Mark your calendar: August 21, 2017 will be the day of the great American eclipse, the first total solar eclipse visible in the continental US since 1979 and the first to cross both the Pacific and Atlantic coasts since 1918. The map above is a guide to this remarkable event.
It’s the work of Michael Zeiler, a technical writer at Esri, the GIS software company. Zeiler used Esri’s ArcGIS program to make the map, which you can explore and download on his website about the eclipse. Printed out, the map would be more than 10 feet long (and just 8 inches high). Zeiler says he was inspired by another long horizontal graphic he saw recently—a “tediously accurate” scale model of the Solar System, with the size of the Moon set at one pixel (if you want to see Uranus, you better get ready to scroll). “In the right map projection (Albers Conical), the 2017 path across the US was a pretty straight line, so this eclipse path lent itself to this kind of long narrow graphic one could scroll through horizontally,” Zeiler wrote in an email.
His map of the 2017 eclipse depicts the path of totality, the narrow band from Oregon to South Carolina in which the Moon will totally block out the Sun. It’s annotated with notes on the duration of the eclipse in different locations and speed of the Moon’s shadow as it moves across the Earth. Text boxes provide handy tips for viewing and photographing the eclipse (pro tip: set up a time-lapse shot to catch the landscape darkening and brightening again as the shadow passes).

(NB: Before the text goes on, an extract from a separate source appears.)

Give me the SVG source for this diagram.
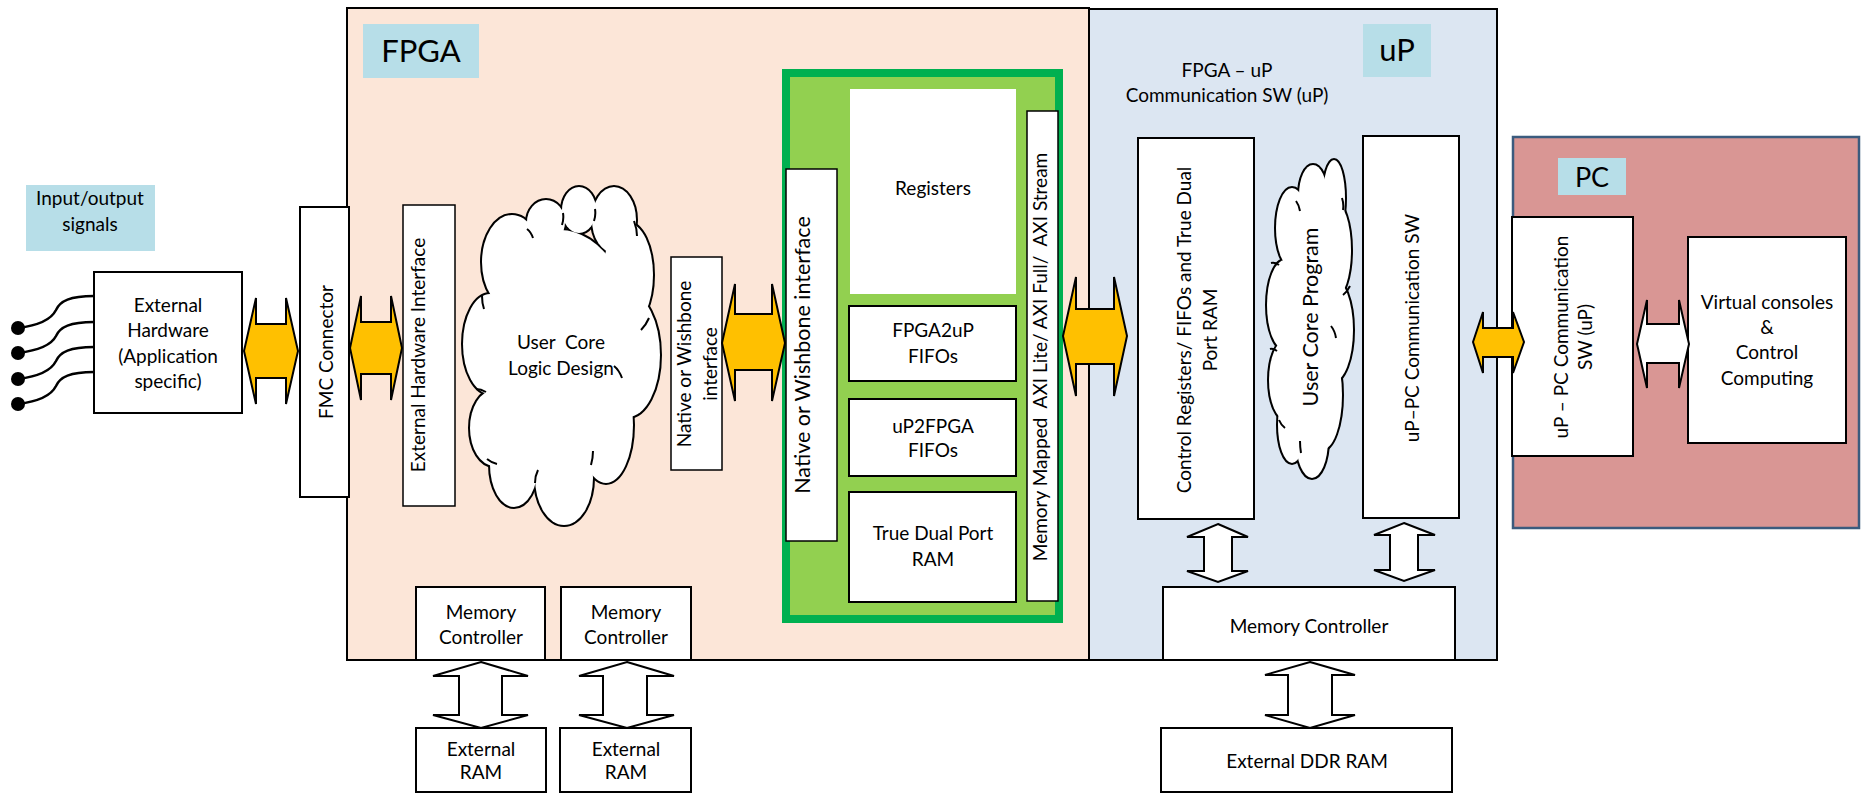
<svg xmlns="http://www.w3.org/2000/svg" xmlns:xlink="http://www.w3.org/1999/xlink" width="1864" height="793" viewBox="0 0 1864 793">
<style>
.box{fill:#fff;stroke:#000;stroke-width:2}
.thin{fill:#fff;stroke:#000;stroke-width:1.5}
.lbl{fill:#B7DEE8;stroke:none}
.t{font-family:Lato,'Liberation Sans',sans-serif;font-size:19px;fill:#000;text-anchor:middle}
.big{font-size:21.5px}
.title{font-size:31px}
.orange{fill:#FFC000;stroke:#000;stroke-width:2;stroke-linejoin:miter}
.white{fill:#fff;stroke:#000;stroke-width:2;stroke-linejoin:miter}
.wire{fill:none;stroke:#000;stroke-width:2.5}
.stub{fill:none;stroke:#000;stroke-width:2}
</style>
<defs>
<g id="cloudA">
<ellipse cx="490" cy="344" rx="27" ry="50"/>
<ellipse cx="512" cy="262" rx="30" ry="47"/>
<ellipse cx="546" cy="222" rx="19" ry="22"/>
<ellipse cx="579" cy="210" rx="17" ry="23"/>
<ellipse cx="614" cy="220" rx="22" ry="33"/>
<ellipse cx="628" cy="275" rx="25" ry="52"/>
<ellipse cx="628" cy="355" rx="32" ry="62"/>
<ellipse cx="606" cy="425" rx="27" ry="58"/>
<ellipse cx="564" cy="478" rx="29" ry="47"/>
<ellipse cx="514" cy="465" rx="24" ry="42"/>
<ellipse cx="494" cy="428" rx="24" ry="38"/>
<ellipse cx="560" cy="355" rx="78" ry="125"/>
</g>
<g id="cloudB">
<ellipse cx="1292" cy="228" rx="16" ry="40"/>
<ellipse cx="1313" cy="195" rx="14" ry="30"/>
<ellipse cx="1334" cy="198" rx="11" ry="38"/>
<ellipse cx="1335" cy="250" rx="16" ry="48"/>
<ellipse cx="1333" cy="330" rx="20" ry="52"/>
<ellipse cx="1322" cy="395" rx="20" ry="55"/>
<ellipse cx="1312" cy="440" rx="16" ry="38"/>
<ellipse cx="1292" cy="425" rx="14" ry="38"/>
<ellipse cx="1286" cy="380" rx="17" ry="40"/>
<ellipse cx="1285" cy="305" rx="18" ry="45"/>
<ellipse cx="1310" cy="318" rx="30" ry="125"/>
</g>
</defs>

<rect width="1864" height="793" fill="#fff"/>

<g id="fpga">
<rect x="347" y="8" width="742" height="652" fill="#FCE6D8" stroke="#000" stroke-width="2"/>
<rect class="lbl" x="363" y="24" width="116" height="54"/>
<text class="t title" x="421" y="62">FPGA</text>
</g>

<g id="up">
<rect x="1089" y="9" width="408" height="651" fill="#DCE6F2" stroke="#000" stroke-width="2"/>
<rect class="lbl" x="1363" y="24" width="68" height="53"/>
<text class="t title" x="1397" y="61">uP</text>
<text class="t" x="1227" y="77">FPGA – uP</text>
<text class="t" x="1227" y="102">Communication SW (uP)</text>
</g>

<g id="pc">
<rect x="1513" y="137" width="346" height="391" fill="#D99694" stroke="#3B5B7E" stroke-width="2.5"/>
<rect class="lbl" x="1558" y="158" width="68" height="37"/>
<text class="t" style="font-size:27px" x="1592" y="187">PC</text>
</g>

<g id="io-signals">
<rect class="lbl" x="26" y="185" width="129" height="66"/>
<text class="t" x="90" y="205">Input/output</text>
<text class="t" x="90" y="231">signals</text>
</g>

<g id="external-hardware">
<rect class="box" x="94" y="272" width="148" height="141"/>
<text class="t" x="168" y="312">External</text>
<text class="t" x="168" y="337">Hardware</text>
<text class="t" x="168" y="363">(Application</text>
<text class="t" x="168" y="388">specific)</text>
</g>

<g id="fmc-connector">
<rect class="box" x="300" y="207" width="49" height="290"/>
<text class="t" transform="translate(333,352) rotate(-90)">FMC Connector</text>
</g>

<g id="ext-hw-interface">
<rect class="thin" x="403" y="205" width="52" height="301"/>
<text class="t" transform="translate(425,355) rotate(-90)">External Hardware Interface</text>
</g>

<g id="user-core-logic">
<use xlink:href="#cloudA" fill="#fff" stroke="#000" stroke-width="4"/>
<use xlink:href="#cloudA" fill="#fff" stroke="none"/>
<path class="stub" d="M482,296 Q482,303 484,309 M527,229 Q531,232 533,238 M563,213 Q564,219 562,225 M595,209 Q596,215 594,221 M634,221 Q637,229 637,236 M649,318 Q646,325 641,330 M614,366 Q619,370 622,378 M593,451 Q593,458 591,465 M538,470 Q535,476 535,483 M487,459 Q492,463 497,464 M476,389 Q481,389 486,392"/>
<text class="t" x="561" y="349" xml:space="preserve">User  Core</text>
<text class="t" x="561" y="375">Logic Design</text>
</g>

<g id="native-small">
<rect class="thin" x="671" y="257" width="51" height="213"/>
<text class="t" transform="translate(691,364) rotate(-90)">Native or Wishbone</text>
<text class="t" transform="translate(717,364) rotate(-90)">interface</text>
</g>

<g id="interface-block">
<rect x="786" y="73" width="273" height="546" fill="#92D050" stroke="#00B050" stroke-width="8"/>
</g>

<g id="native-large">
<rect class="thin" x="786" y="169" width="51" height="372"/>
<text class="t big" transform="translate(810,355) rotate(-90)">Native or Wishbone interface</text>
</g>

<g id="registers">
<rect x="850" y="89" width="166" height="205" fill="#fff"/>
<text class="t" x="933" y="195">Registers</text>
</g>

<g id="fpga2up-fifos">
<rect class="box" x="849" y="306" width="167" height="75"/>
<text class="t" x="933" y="337">FPGA2uP</text>
<text class="t" x="933" y="363">FIFOs</text>
</g>

<g id="up2fpga-fifos">
<rect class="box" x="849" y="399" width="167" height="77"/>
<text class="t" x="933" y="433">uP2FPGA</text>
<text class="t" x="933" y="457">FIFOs</text>
</g>

<g id="true-dual-port-ram">
<rect class="box" x="849" y="492" width="167" height="110"/>
<text class="t" x="933" y="540">True Dual Port</text>
<text class="t" x="933" y="566">RAM</text>
</g>

<g id="axi-interface">
<rect class="thin" x="1027" y="111" width="31" height="490"/>
<text class="t" transform="translate(1047,357) rotate(-90)" xml:space="preserve">Memory Mapped  AXI Lite/ AXI Full/  AXI Stream</text>
</g>

<g id="fpga-mem-ctrl-1">
<rect class="box" x="416" y="587" width="129" height="73"/>
<text class="t" x="481" y="619">Memory</text>
<text class="t" x="481" y="644">Controller</text>
</g>

<g id="fpga-mem-ctrl-2">
<rect class="box" x="561" y="587" width="130" height="73"/>
<text class="t" x="626" y="619">Memory</text>
<text class="t" x="626" y="644">Controller</text>
</g>

<g id="external-ram-1">
<rect class="box" x="416" y="728" width="130" height="64"/>
<text class="t" x="481" y="756">External</text>
<text class="t" x="481" y="779">RAM</text>
</g>

<g id="external-ram-2">
<rect class="box" x="560" y="728" width="131" height="64"/>
<text class="t" x="626" y="756">External</text>
<text class="t" x="626" y="779">RAM</text>
</g>

<g id="control-registers">
<rect class="box" x="1138" y="138" width="116" height="381"/>
<text class="t" transform="translate(1191,330) rotate(-90)">Control Registers/ FIFOs and True Dual</text>
<text class="t" transform="translate(1217,330) rotate(-90)">Port RAM</text>
</g>

<g id="user-core-program">
<use xlink:href="#cloudB" fill="#fff" stroke="#000" stroke-width="4"/>
<use xlink:href="#cloudB" fill="#fff" stroke="none"/>
<path class="stub" d="M1296,201 Q1299,205 1300,211 M1342,198 Q1344,204 1343,210 M1350,286 Q1347,292 1343,295 M1331,326 Q1335,331 1336,338 M1300,441 Q1300,447 1301,453 M1279,420 Q1281,425 1285,428 M1270,349 Q1273,348 1277,351 M1271,263 Q1275,262 1279,265"/>
<text class="t big" transform="translate(1318,317) rotate(-90)">User Core Program</text>
</g>

<g id="up-pc-comm-sw">
<rect class="box" x="1363" y="136" width="96" height="382"/>
<text class="t" transform="translate(1419,328) rotate(-90)">uP–PC Communication SW</text>
</g>

<g id="up-mem-ctrl">
<rect class="box" x="1163" y="587" width="292" height="73"/>
<text class="t" x="1309" y="633">Memory Controller</text>
</g>

<g id="external-ddr-ram">
<rect class="box" x="1161" y="728" width="291" height="64"/>
<text class="t" x="1307" y="768">External DDR RAM</text>
</g>

<g id="pc-comm-sw">
<rect class="box" x="1512" y="217" width="121" height="239"/>
<text class="t" transform="translate(1568,337) rotate(-90)">uP – PC Communication</text>
<text class="t" transform="translate(1592,337) rotate(-90)">SW (uP)</text>
</g>

<g id="virtual-consoles">
<rect class="box" x="1688" y="237" width="158" height="206"/>
<text class="t" x="1767" y="309">Virtual consoles</text>
<text class="t" x="1767" y="334">&amp;</text>
<text class="t" x="1767" y="359">Control</text>
<text class="t" x="1767" y="385">Computing</text>
</g>

<g id="connectors">
<path class="wire" d="M18,328 C42,325 52,318 56,310 C60,301 70,296 94,296"/>
<path class="wire" d="M18,353 C42,350 52,344 56,336 C60,327 70,322 94,322"/>
<path class="wire" d="M18,379 C42,376 52,369 56,361 C60,352 70,347 94,347"/>
<path class="wire" d="M18,404 C42,401 52,394 56,386 C60,377 70,372 94,372"/>
<circle cx="18" cy="328" r="7"/>
<circle cx="18" cy="353" r="7"/>
<circle cx="18" cy="379" r="7"/>
<circle cx="18" cy="404" r="7"/>
<polygon class="orange" points="244,351 256,298 256,324 286,324 286,298 298,351 286,404 286,378 256,378 256,404"/>
<polygon class="orange" points="350,348 361,296 361,322 391,322 391,296 402,348 391,400 391,374 361,374 361,400"/>
<polygon class="orange" points="722,343 735,284 735,314 772,314 772,284 785,343 772,401 772,370 735,370 735,401"/>
<polygon class="orange" points="1063,336 1076,277 1076,309 1114,309 1114,277 1127,336 1114,396 1114,364 1076,364 1076,396"/>
<polygon class="orange" points="1473,342 1483,312 1483,328 1513,328 1513,312 1524,342 1513,373 1513,357 1483,357 1483,373"/>
<polygon class="white" points="1637,344 1647,300 1647,324 1679,324 1679,300 1689,344 1679,388 1679,363 1647,363 1647,388"/>
<polygon class="white" points="481,662 528,676 502,676 502,715 528,715 481,728 433,715 459,715 459,676 433,676"/>
<polygon class="white" points="627,662 674,676 647,676 647,715 674,715 627,728 579,715 603,715 603,676 579,676"/>
<polygon class="white" points="1218,524 1248,537 1232,537 1232,571 1248,571 1218,582 1187,571 1204,571 1204,537 1187,537"/>
<polygon class="white" points="1404,523 1435,535 1418,535 1418,570 1435,570 1404,581 1374,570 1390,570 1390,535 1374,535"/>
<polygon class="white" points="1310,662 1355,675 1332,675 1332,715 1355,715 1310,728 1265,715 1288,715 1288,675 1265,675"/>
</g>
</svg>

“I’ve been an eclipse enthusiast since 1991,” Zeiler said. “I’ve seen 6 total solar eclipses and 3 annular solar eclipses.” He made his first eclipse map in 2009, based on a cruise he took to see a total eclipse in the South Pacific. Before 2017 rolls around, Zeiler plans to visit the Norwegian Arctic and Indonesia to see other eclipses. “It’s an addicting endeavor because 1) you get to see the most amazing sight in nature and 2) you inevitably travel to exotic locations you would never otherwise go,” he said.
If you live in the US, you don’t have to travel nearly as far to see the 2017 eclipse, and you have almost three years to prepare. There’s really no excuse for missing it, but if you do, for whatever lame reason, there’s another total solar eclipse coming to the US in 2024, and five more by 2078.